Verstappen hijst witte vlag in titelstrijd: 'Daar hoeven we het niet meer over te hebben'
In dit artikel:
Max Verstappen kan zijn poging op een vijfde opeenvolgende wereldtitel volgens hemzelf definitief opbergen na de teleurstellende zaterdag in São Paulo. In de sprintrace werd hij vierde (deze werd gewonnen door Lando Norris) en later op de dag strandde hij verrassend vroeg in de kwalificatie: met P16 in Q1 tikte hij voor het eerst sinds Rusland 2021 af in de eerste ronde.
Tegen Nederlandse journalisten zei Verstappen dat de kampioenschapsdiscussie wat hem betreft over is: een korte reeks goede resultaten had bij velen hoop gewekt, maar die bleek achteraf mogelijk misplaatst.

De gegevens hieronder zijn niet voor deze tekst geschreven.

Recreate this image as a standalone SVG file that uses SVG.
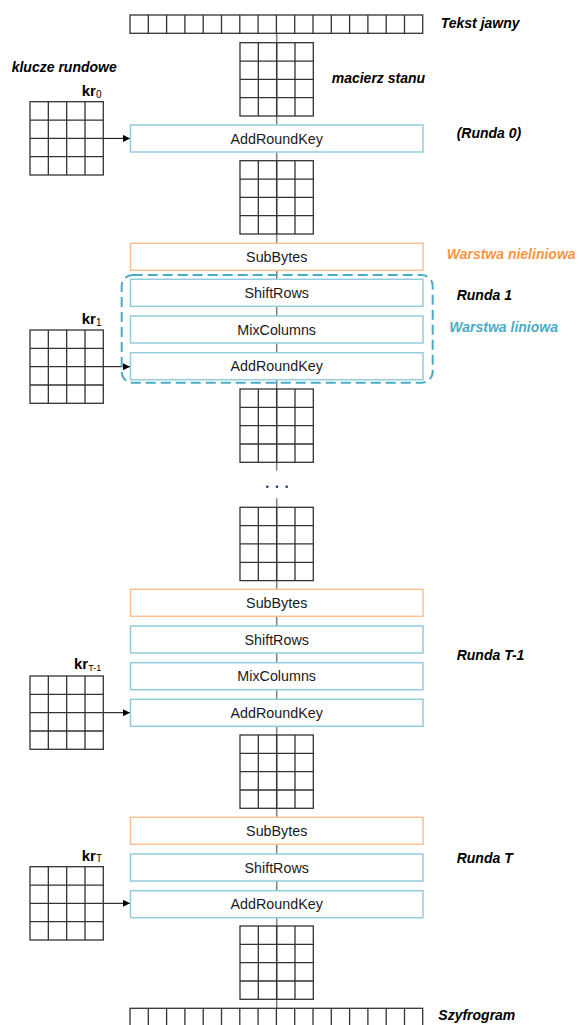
<svg xmlns="http://www.w3.org/2000/svg" xmlns:xlink="http://www.w3.org/1999/xlink" width="579" height="1025" viewBox="0 0 579 1025">
  <style>
    .grid { fill: none; stroke: #333; stroke-width: 1.3; }
    .box-lin { fill: #fff; stroke: #92cddc; stroke-width: 1.5; }
    .box-sub { fill: #fff; stroke: #fac090; stroke-width: 1.5; }
    .op { font-family: "Liberation Sans", Arial, sans-serif; font-size: 14.3px; fill: #1a1a1a; text-anchor: middle; }
    .lbl { font-family: "Liberation Sans", Arial, sans-serif; font-size: 14px; font-weight: bold; font-style: italic; fill: #000; }
    .kr { font-family: "Liberation Sans", Arial, sans-serif; font-size: 15px; font-weight: bold; fill: #000; }
    .sub { font-size: 10px; font-weight: normal; }
    .flow { stroke: #7f7f7f; stroke-width: 1.5; fill: none; }
    .key { stroke: #000; stroke-width: 1; fill: none; }
  </style>
  <defs>
    <!-- 4x4 state / key matrix -->
    <g id="m4">
      <rect class="grid" x="0" y="0" width="73.3" height="73.3"/>
      <path class="grid" d="M18.33 0V73.3M36.67 0V73.3M55 0V73.3M0 18.33H73.3M0 36.67H73.3M0 55H73.3"/>
    </g>
    <!-- 16-byte row -->
    <g id="row16">
      <rect class="grid" x="0" y="0" width="292.7" height="18.3"/>
      <path class="grid" d="M18.3 0v18.3M36.6 0v18.3M54.9 0v18.3M73.2 0v18.3M91.5 0v18.3M109.8 0v18.3M128.1 0v18.3M146.4 0v18.3M164.7 0v18.3M183 0v18.3M201.3 0v18.3M219.6 0v18.3M237.9 0v18.3M256.2 0v18.3M274.5 0v18.3"/>
    </g>
    <marker id="ah" viewBox="0 0 10 10" refX="10" refY="5" markerWidth="7" markerHeight="7" orient="auto" markerUnits="userSpaceOnUse">
      <path d="M0 0L10 5L0 10z" fill="#000"/>
    </marker>
  </defs>

  <rect width="579" height="1025" fill="#fff"/>

  <!-- data path and key arrows -->
  <g id="connectors">
    <path class="flow" d="M276.7 33.3V470.7M276.7 498.3V1008.3"/>
    <path class="key" d="M103.3 138.4H130" marker-end="url(#ah)"/>
    <path class="key" d="M103.3 366.7H130" marker-end="url(#ah)"/>
    <path class="key" d="M103.3 712.7H130" marker-end="url(#ah)"/>
    <path class="key" d="M103.3 903.3H130" marker-end="url(#ah)"/>
  </g>

  <g id="plaintext">
    <use xlink:href="#row16" x="130" y="15"/>
    <text class="lbl" x="440.7" y="28">Tekst jawny</text>
  </g>
  <g id="state0">
    <use xlink:href="#m4" x="240" y="42.7"/>
    <text class="lbl" x="331.7" y="83">macierz stanu</text>
  </g>

  <g id="keys-title">
    <text class="lbl" x="11.7" y="71.7">klucze rundowe</text>
  </g>
  <g id="kr0">
    <use xlink:href="#m4" x="30" y="101.7"/>
    <text class="kr" x="81.7" y="96">kr<tspan class="sub" dy="1.5">0</tspan></text>
  </g>

  <!-- round 0 -->
  <g id="ark0">
    <rect class="box-lin" x="130.5" y="125" width="292.5" height="27"/>
    <text class="op" x="276.7" y="143.5">AddRoundKey</text>
    <text class="lbl" x="456.7" y="138">(Runda 0)</text>
  </g>
  <g id="state1"><use xlink:href="#m4" x="240" y="160.7"/></g>

  <!-- round 1 -->
  <g id="sb1">
    <rect class="box-sub" x="130.5" y="243.3" width="292.5" height="27"/>
    <text class="op" x="276.7" y="261.8">SubBytes</text>
    <text class="lbl" x="446.7" y="259" style="fill:#f79646">Warstwa nieliniowa</text>
  </g>
  <g id="linear-layer">
    <rect x="121.7" y="275" width="311" height="107.7" rx="11" fill="none" stroke="#4bacc6" stroke-width="2" stroke-dasharray="10 5"/>
    <text class="lbl" x="449.3" y="331.7" style="fill:#4bacc6">Warstwa liniowa</text>
  </g>
  <g id="sr1">
    <rect class="box-lin" x="130.5" y="279.3" width="292.5" height="27"/>
    <text class="op" x="276.7" y="297.8">ShiftRows</text>
    <text class="lbl" x="456.7" y="300">Runda 1</text>
  </g>
  <g id="mc1">
    <rect class="box-lin" x="130.5" y="316" width="292.5" height="27"/>
    <text class="op" x="276.7" y="334.5">MixColumns</text>
  </g>
  <g id="ark1">
    <rect class="box-lin" x="130.5" y="352.7" width="292.5" height="27"/>
    <text class="op" x="276.7" y="371.2">AddRoundKey</text>
  </g>
  <g id="kr1">
    <use xlink:href="#m4" x="30" y="330"/>
    <text class="kr" x="81.7" y="324">kr<tspan class="sub" dy="1.5">1</tspan></text>
  </g>
  <g id="state2"><use xlink:href="#m4" x="240" y="389"/></g>

  <g id="ellipsis" fill="#1f3864">
    <circle cx="267.3" cy="486.7" r="1.3"/>
    <circle cx="277" cy="486.7" r="1.3"/>
    <circle cx="286.7" cy="486.7" r="1.3"/>
  </g>

  <g id="state3"><use xlink:href="#m4" x="240" y="507.3"/></g>

  <!-- round T-1 -->
  <g id="sb2">
    <rect class="box-sub" x="130.5" y="589.3" width="292.5" height="27"/>
    <text class="op" x="276.7" y="607.8">SubBytes</text>
  </g>
  <g id="sr2">
    <rect class="box-lin" x="130.5" y="626" width="292.5" height="27"/>
    <text class="op" x="276.7" y="644.5">ShiftRows</text>
  </g>
  <g id="mc2">
    <rect class="box-lin" x="130.5" y="662.7" width="292.5" height="27"/>
    <text class="op" x="276.7" y="681.2">MixColumns</text>
    <text class="lbl" x="456.7" y="660">Runda T-1</text>
  </g>
  <g id="ark2">
    <rect class="box-lin" x="130.5" y="699.3" width="292.5" height="27"/>
    <text class="op" x="276.7" y="717.8">AddRoundKey</text>
  </g>
  <g id="krT-1">
    <use xlink:href="#m4" x="30" y="676"/>
    <text class="kr" x="74" y="669.3">kr<tspan class="sub" dy="1.5" style="font-size:9px">T-1</tspan></text>
  </g>
  <g id="state4"><use xlink:href="#m4" x="240" y="735"/></g>

  <!-- round T -->
  <g id="sb3">
    <rect class="box-sub" x="130.5" y="817.3" width="292.5" height="27"/>
    <text class="op" x="276.7" y="835.8">SubBytes</text>
  </g>
  <g id="sr3">
    <rect class="box-lin" x="130.5" y="854" width="292.5" height="27"/>
    <text class="op" x="276.7" y="872.5">ShiftRows</text>
    <text class="lbl" x="456.7" y="863">Runda T</text>
  </g>
  <g id="ark3">
    <rect class="box-lin" x="130.5" y="890.7" width="292.5" height="27"/>
    <text class="op" x="276.7" y="909.2">AddRoundKey</text>
  </g>
  <g id="krT">
    <use xlink:href="#m4" x="30" y="866.7"/>
    <text class="kr" x="81.7" y="860.7">kr<tspan class="sub" dy="1.5">T</tspan></text>
  </g>
  <g id="state5"><use xlink:href="#m4" x="240" y="926"/></g>

  <g id="ciphertext">
    <use xlink:href="#row16" x="130" y="1008.3"/>
    <text class="lbl" x="438.3" y="1020">Szyfrogram</text>
  </g>
</svg>
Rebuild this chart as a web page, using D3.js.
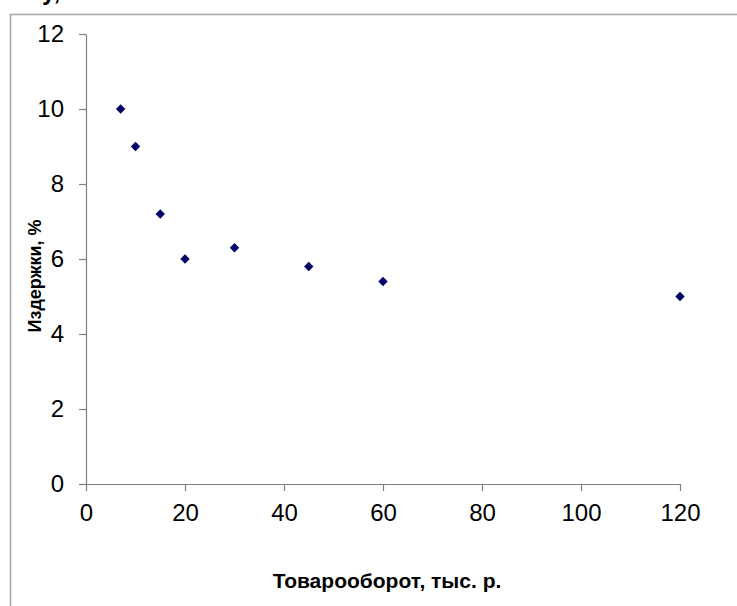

Na de Dutch GP liep zijn achterstand op toenmalig leider Oscar Piastri ruim boven de honderd punten; alleen een vrijwel foutloze reeks resultaten daarna had nog uitzicht op terugkeer in de strijd, maar dat is volgens Verstappen niet meer haalbaar.
De oorzaak van de plotselinge performance-dip is onduidelijk, zo gaf hij toe. Het team draaide aan de afstelling van de RB21 tussen sprintrace en kwalificatie om iets te proberen, maar niets hielp: “We moeten proberen te begrijpen waarom het zo slecht is,” aldus Verstappen. Die onzekerheid maakt de teleurstelling extra groot.
Kort samengevat: op één dag verloor Verstappen zowel verwacht puntenwinst als grip op de titelstrijd door een combinatie van tegenvallende snelheid en onverklaarbare set-upproblemen, waardoor hij São Paulo achter zich laat zonder realistische kans op prolongatie.